How many variations should each sound effect have?

It depends on how often the sound repeats:

  • High-frequency sounds (footsteps, UI clicks) often benefit from around 5–12 variations
  • Medium-frequency sounds (impacts, interactions) often work well with around 3–6 variations

The more often a sound repeats, the more variation it needs to avoid fatigue.

Why do placeholder sounds make a game feel “flat”?

Placeholders are often generic, repeated, and not designed around the game’s pacing or visuals.

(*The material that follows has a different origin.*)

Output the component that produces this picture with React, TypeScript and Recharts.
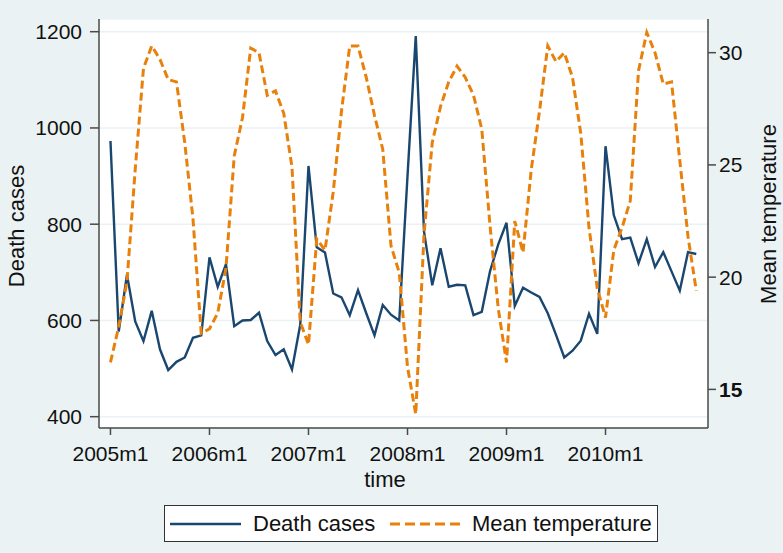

When the same few sounds repeat, the world loses realism and gameplay feedback feels less satisfying.

How does Krotos Studio help speed up sound design?

Krotos Studio is designed to support fast sound creation and customisation, with real-time auditioning and quick variation-building so sound effects can move from early prototypes to playable assets without constant tool-switching.

What’s the fastest workflow to go from placeholder to playable?

A practical “placeholder to playable” workflow is:

  1. define the sound’s job in gameplay
  2. perform and audition variations in context
  3. commit/print the results as clean files
  4. label consistently and drop into the build
  5. test in-game and add variation where repetition shows up

Can real-time workflows still produce “shipping quality” audio?

Yes—especially when the workflow includes a clean commit step, consistent naming, and regular in-build testing. Many teams start with “playable” sets and progressively refine hero sounds and high-visibility moments as development continues.

Where can indie developers learn more about Krotos workflows?

Krotos has an indie-focused sound effects workflow walkthrough for indie developers. Check it out here: https://www.krotosaudio.com/indie-game-sound-effects-process/.

Don’t let audio be the last-minute scramble

Real-time workflows turn sound design into something you can do alongside development, not after it. The biggest win isn’t just speed, it’s consistency. 

When audio evolves with the project, the game feels cohesive long before launch.